Code that draws figures
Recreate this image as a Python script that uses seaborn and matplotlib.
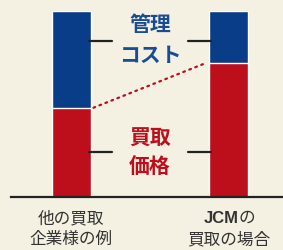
import matplotlib
matplotlib.use('Agg')
import matplotlib.pyplot as plt
import seaborn as sns
import pandas as pd

categories = ['他の買取\n企業様の例', 'JCMの\n買取の場合']
price = [48, 72]          # 買取価格 (red)
cost = [52, 28]           # 管理コスト (blue)
total = [p + c for p, c in zip(price, cost)]

df = pd.DataFrame({'cat': categories, 'price': price, 'total': total})

bg = '#F4F1E2'
blue = '#0A3D87'
red = '#BC0F1B'

sns.set_theme(style='white')
plt.rcParams['font.family'] = ['Noto Sans CJK JP', 'DejaVu Sans']

fig = plt.figure(figsize=(2.83, 2.5), dpi=100, facecolor=bg)
ax = fig.add_axes([11 / 283, 53 / 250, 272 / 283, 186 / 250])
ax.set_facecolor(bg)

# stacked bars: total in blue, price on top of it in red
sns.barplot(data=df, x='cat', y='total', color=blue, width=0.25,
            saturation=1, ax=ax)
sns.barplot(data=df, x='cat', y='price', color=red, width=0.25,
            saturation=1, ax=ax)

ax.set_xlim(-0.385, 1.347)
ax.set_ylim(0, 100)
ax.set_xlabel('')
ax.set_ylabel('')
ax.set_xticks([])
ax.set_yticks([])
for s in ['top', 'right', 'left']:
    ax.spines[s].set_visible(False)
ax.spines['bottom'].set_color('#222222')
ax.spines['bottom'].set_linewidth(1.6)

# dotted connection between tops of the red parts
ax.plot([0.14, 0.855], [price[0], price[1]], color=red, lw=1.6,
        linestyle=(0, (0.8, 2.1)), dash_capstyle='round', clip_on=False)

# leader lines
cost_mid = 84
price_mid = 24
for y in [cost_mid, price_mid]:
    ax.plot([0.11, 0.26], [y, y], color='#222222', lw=1.6, clip_on=False)
    ax.plot([0.74, 0.89], [y, y], color='#222222', lw=1.6, clip_on=False)

ax.text(0.5, 92.5, '管理', color='#1A4C95', fontsize=15, fontweight='bold',
        ha='center', va='center')
ax.text(0.5, 76, 'コスト', color='#1A4C95', fontsize=15, fontweight='bold',
        ha='center', va='center')
ax.text(0.5, 31.5, '買取', color=red, fontsize=15, fontweight='bold',
        ha='center', va='center')
ax.text(0.5, 16, '価格', color=red, fontsize=15, fontweight='bold',
        ha='center', va='center')

# category labels
lab = '#333333'
fs = 12
ax.text(0, -11.5, '他の買取', color=lab, fontsize=fs,
        ha='center', va='center', clip_on=False)
ax.text(0, -23, '企業様の例', color=lab, fontsize=fs,
        ha='center', va='center', clip_on=False)
ax.text(1.064, -11.5, 'JCM', color=lab, fontsize=fs, fontweight='bold',
        family=['Liberation Sans', 'DejaVu Sans'],
        ha='right', va='center', clip_on=False)
ax.text(1.064, -11.5, 'の', color=lab, fontsize=fs,
        ha='left', va='center', clip_on=False)
ax.text(1, -23, '買取の場合', color=lab, fontsize=fs,
        ha='center', va='center', clip_on=False)

fig.savefig('out.png', dpi=100, facecolor=bg)
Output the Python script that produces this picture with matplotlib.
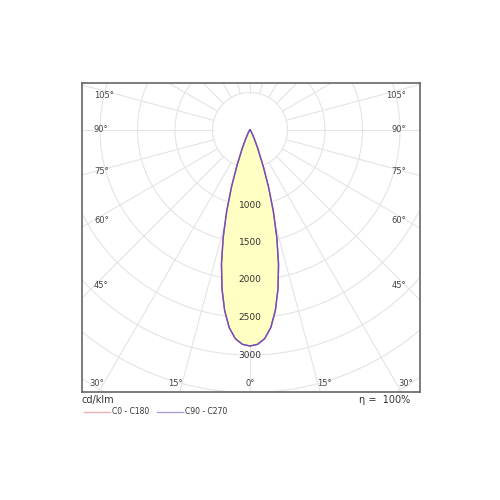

▶ Directive:
Leave the pictures out, and restate exactly the lines from the start of the records through the one that contains "plt.rcParams['font.family'] = ['Noto".

▶ Response to the task:
Recreate this image as a Python script that uses seaborn and matplotlib.
import matplotlib
matplotlib.use('Agg')
import matplotlib.pyplot as plt
import seaborn as sns
import pandas as pd

categories = ['他の買取\n企業様の例', 'JCMの\n買取の場合']
price = [48, 72]          # 買取価格 (red)
cost = [52, 28]           # 管理コスト (blue)
total = [p + c for p, c in zip(price, cost)]

df = pd.DataFrame({'cat': categories, 'price': price, 'total': total})

bg = '#F4F1E2'
blue = '#0A3D87'
red = '#BC0F1B'

sns.set_theme(style='white')
plt.rcParams['font.family'] = ['Noto Sans CJK JP', 'DejaVu Sans']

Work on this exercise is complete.